People familiar with the video game industry have been hearing about cloud gaming for so long that they may already be tired of the concept, even though it hasn’t yet hit the mainstream.
A number of high-profile disappointments, most notably the flameout of OnLive, have left gamers feeling that the idea might be an ahead-of-its-time fad, like virtual reality in the early 1990s. Plus there’s the additional hurdle of fidelity: Although our lives are becoming increasingly dependent on the cloud, it’s hard to convince gamers that any game-streaming platform can deliver an experience that’s as responsive as playing on a local machine.
While major players like Sony and Nvidia are currently running limited cloud gaming services, a two-year-old French startup called Blade is now entering the U.S. market after a successful showing in Europe. But unlike existing companies in the field, Blade isn’t just streaming games to customers. The company’s aim is nothing less than upending the model of personal computing altogether — and though its cloud-based platform, Shadow, seems like an impressive technical achievement, Blade may have a lot of convincing to do when it comes to winning over American customers.
A NEW KIND OF GAME STREAMING
Shadow follows the modern trend of moving away from owning expensive hardware. (No, it’s not exactly “Uber for PCs.”) Blade wants to simplify the PC experience and open it up to people who can’t — or don’t want to — commit the money or real estate necessary for a big, beefy gaming rig.
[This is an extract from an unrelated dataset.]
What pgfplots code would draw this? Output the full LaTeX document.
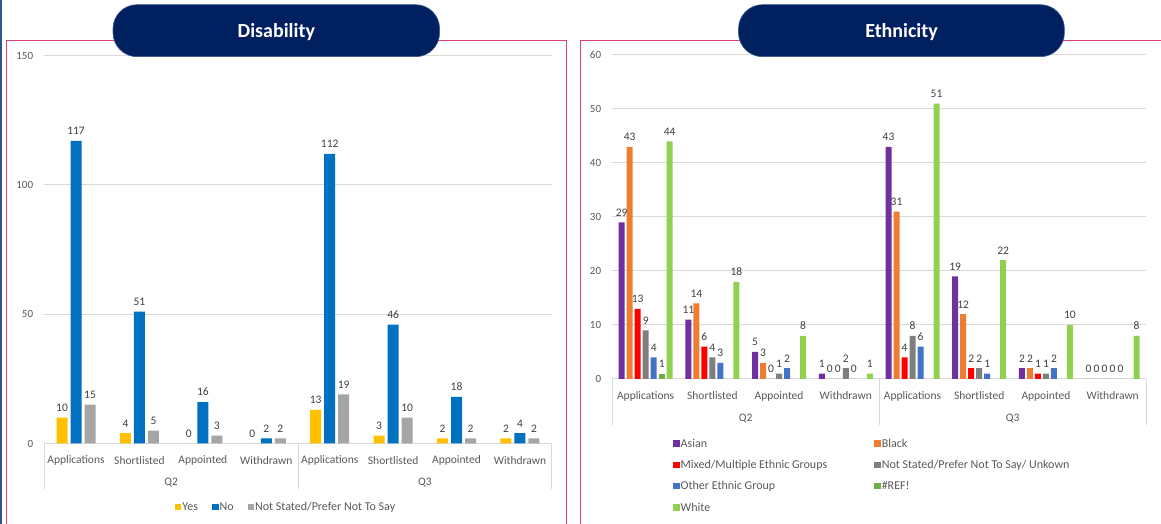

The company’s idea is essentially to let people rent a powerful Windows virtual machine. So instead of ponying up, say, $2,000 for a high-end gaming PC, you pay Blade a monthly fee for a cloud-based equivalent.
To be clear, Shadow users aren’t sharing resources with each other; in effect, Blade is providing a dedicated virtual PC for every single paying customer. And the company is promising that the PC in question will always be capable of playing the latest games at the highest fidelity. This addresses one of the major downsides of PC gaming: having to continually replace your rig’s components to keep up with the times.
The Shadow platform currently offers a full PC running Windows 10 Home on an Intel Xeon CPU featuring four cores and eight processing threads, with 12 GB of DDR4 RAM and 256 GB of storage. Shadow’s Nvidia-based graphics solution is approximately equivalent to a GeForce GTX 1080, with 16 GB of video memory — twice as much as the amount in a consumer-grade GTX 1080 — and 8.2 teraflops of processing power. Blade handles all upgrades and maintenance on its end: As technology advances, or if components break down, the company will swap out its hardware for newer parts. In fact, Blade upgraded Shadow last November, replacing the platform’s GTX 1070-level GPU with the current GTX 1080 equivalent.
“The idea is that the user will never need to care about the hardware anymore,” said Asher Kagan, president and co-founder at Blade, during a demo at Polygon’s offices in New York last month.
Shadow runs on data centers provided by Equinix, and the service’s global expansion is directly tied to that physical hosting setup. (Cloud-based platforms have to exist somewhere on terra firma, after all.)
“Our issue is not a demand issue,” said Ness Benamran, chief operating officer for Blade’s U.S. division. “It’s a question of actually putting up the infrastructure.” Blade is so confident in Shadow’s availability, said Kagan, that the company “actually never developed an error message that [says], ‘The data center is full.’”
COMING TO AMERICA
Blade launched Shadow in France at the end of 2016, and quickly reached the 5,000-user capacity of its initial data center in Paris. The company let in customers from Belgium and Switzerland in late 2017.
Starting today, Blade is taking sign-ups for Shadowfrom American customers for the first time — but only from residents of California, since the company currently has just one U.S.-based data center, in Santa Clara. Blade is planning to launch Shadow for those customers on Feb. 15. From there, the company will gradually roll out the service across the country as it spins up more data centers, with the aim of offering Shadow nationwide by this summer.
Shadow will debut in the U.S. as a cloud-based service only. Using the Shadow software, customers will be able to access their virtual PC from a wide variety of screens. The app is currently available on Mac- and Windows-based computers, Android tablets and smartphones, and certain smart TVs; it is coming soon to iOS devices. This setup allows Mac users to operate a full Windows PC on their computer without bothering with Boot Camp. And because the Shadow app is cross-platform software, you can start using your PC on one Shadow-enabled screen and transition to a different one. In our demo, we switched from playing Rise of the Tomb Raider on a computer to running it on a smartphone, with only a brief hiccup to restart the mobile app.